J’ai bien compris la nature des obstacles juridiques, développés par les orateurs précédents, mais j’aimerais vous faire part d’une réflexion. Pourquoi les jeunes de 18 à 25 ans ne votent-ils pas ? Auraient-ils d’autres préoccupations, comme les études ou la recherche d’un travail ? Dès lors, ne serait-ce pas à 16 ans, âge auquel on se pose les premières questions sur la citoyenneté, la philosophie, l’avenir, que l’on soit au lycée ou en apprentissage, qu’il conviendrait de renforcer cette culture de la citoyenneté ?

Par ailleurs, plus d’1,6 million de Français ont entre 16 et 17 ans, soit 2,3 % de la population alors que les personnes de plus de 65 ans représentaient 19,6 % de la population en janvier 2018. Il faudrait étudier la proposition d’abaisser l’âge de voter, par exemple dans le cadre d’une étude d’impact, car elle pourrait permettre de rétablir l’équilibre entre les générations. La forte proportion de personnes âgées augmente la moyenne d’âge du corps électoral alors que les politiques publiques concernent les générations futures.

L’âge de 16 ans a du sens en France puisque c’est celui à partir duquel se dessine une forme de majorité sociale, comme l’a reconnu le garde des sceaux : il ouvre le droit de signer un premier contrat de travail, d’adhérer à un syndicat professionnel, d’accomplir un service civique, de diriger une association, d’ouvrir un compte bancaire, de disposer d’une carte vitale personnelle.

Cette mesure ne saurait être perçue comme la privation de certains droits actuels mais, au contraire, comme l’octroi d’un droit supplémentaire à la jeunesse.

Qui plus est, l’expérience du droit de vote à 16 ans n’est pas inconnue en Europe. Il existe en Autriche et à Malte. Il est ouvert à certaines élections locales en Allemagne, au Royaume-Uni et en Estonie. Du reste, le Parlement européen a recommandé aux États membres, dans sa résolution du 11 novembre 2015, d’harmoniser la majorité électorale. Ce sera 18 ou 16 ans mais la tendance penche clairement en faveur de 16 ans.

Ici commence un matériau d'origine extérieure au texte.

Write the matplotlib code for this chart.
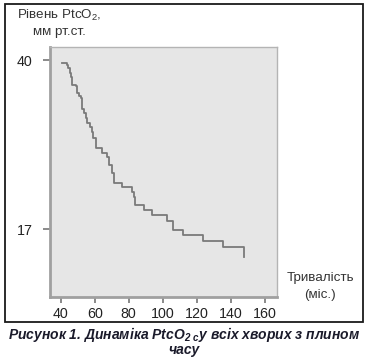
import matplotlib
matplotlib.use("Agg")
import matplotlib.pyplot as plt
from matplotlib.patches import Rectangle

plt.rcParams['font.family'] = ['Liberation Sans', 'DejaVu Sans']
plt.rcParams['mathtext.fontset'] = 'custom'
plt.rcParams['mathtext.rm'] = 'Liberation Sans'
plt.rcParams['mathtext.bfit'] = 'Liberation Sans:italic:bold'

# step curve (months, PtcO2 mm Hg)
months = [41.0, 43.5, 44.5, 45.4, 46.0, 46.8, 48.8, 49.8, 50.8, 51.7, 52.7,
          53.5, 54.6, 55.5, 57.5, 58.3, 59.1, 60.5, 64.4, 67.3, 68.2, 70.2,
          71.2, 76.1, 81.9, 82.9, 83.9, 88.7, 93.6, 102.4, 106.3, 112.1,
          113.1, 123.8, 135.5, 147.6]
ptco2 = [39.6, 39.3, 38.9, 38.3, 37.7, 36.6, 36.5, 35.5, 35.1, 34.8, 33.4,
         32.8, 32.1, 31.5, 30.9, 30.2, 29.4, 28.0, 27.3, 26.8, 25.7, 24.6,
         23.3, 22.8, 22.1, 21.4, 20.3, 19.6, 18.9, 18.1, 16.9, 16.2,
         16.2, 15.4, 14.5, 13.2]
xticks = [40, 60, 80, 100, 120, 140, 160]
yticks = [17, 40]

W, H = 369, 361
fig = plt.figure(figsize=(W / 100, H / 100), dpi=100)

# outer frame
fig.patches.append(Rectangle((4.5 / W, 1 - 322 / H), 358 / W, 318.5 / H,
                             transform=fig.transFigure, fill=False,
                             edgecolor='#1a1a1a', linewidth=1.3))

ax = fig.add_axes([49.5 / W, 1 - 297 / H, 227 / W, 250 / H])
ax.set_facecolor('#e6e6e6')
ax.step(months, ptco2, where='post', color='#7a7a7a', linewidth=1.3)

ax.set_xlim(33.4, 166.9)
ax.set_ylim(7.75, 41.8)
ax.set_xticks(xticks)
ax.set_yticks(yticks)
ax.tick_params(axis='x', direction='out', length=4, width=1.2, color='#777777',
               labelsize=10.3, labelcolor='#222222', pad=3)
ax.tick_params(axis='y', direction='out', length=5, width=1.2, color='#777777',
               labelsize=10.3, labelcolor='#222222', pad=7)
for s in ['left', 'bottom']:
    ax.spines[s].set_color('#a0a0a0')
    ax.spines[s].set_linewidth(2)
for s in ['top', 'right']:
    ax.spines[s].set_color('#b4b4b4')
    ax.spines[s].set_linewidth(1)

fig.text(17 / W, 1 - 15 / H, 'Рівень PtcO$_2$,', fontsize=9.6, color='#333333',
         va='center', ha='left')
fig.text(33 / W, 1 - 32 / H, 'мм рт.ст.', fontsize=9.6, color='#333333',
         va='center', ha='left')
fig.text(320 / W, 1 - 278 / H, 'Тривалість', fontsize=9.6, color='#333333',
         va='center', ha='center')
fig.text(320 / W, 1 - 295 / H, '(міс.)', fontsize=9.6, color='#333333',
         va='center', ha='center')

fig.text(184 / W, 1 - 335 / H,
         r'Рисунок 1. Динаміка PtcO$_{\mathbfit{2\ с}}$у всіх хворих з плином',
         fontsize=10, fontweight='bold', fontstyle='italic', color='#1a1a2a',
         va='center', ha='center')
fig.text(184 / W, 1 - 350 / H, 'часу', fontsize=10, fontweight='bold',
         fontstyle='italic', color='#1a1a2a', va='center', ha='center')

fig.savefig('out.png', dpi=100)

Inspirons-nous de l’amendement porté par Erwan Balanant au projet de loi organique de réforme du Conseil économique, social et environnemental, adopté en première lecture à l’Assemblée nationale, et qui ouvre aux jeunes de 16 ans la possibilité de saisir cette institution par une pétition.

Les jeunes revendiquent le droit d’être entendus et de peser dans l’orientation des politiques publiques. Leur mobilisation est manifeste, dans la rue ou la société civile, comme l’exemple de Greta Thunberg en témoigne.

La ferveur de leur engagement ne doit pas nous effrayer, au contraire. L’écologie est un rendez-vous majeur. Nous devons donner la parole à cette nouvelle génération, lui accorder notre confiance, lui tendre la main. Le goût de la chose publique se cultive. Plus on s’y prend tôt, plus on a des chances d’intéresser la jeunesse à la démocratie.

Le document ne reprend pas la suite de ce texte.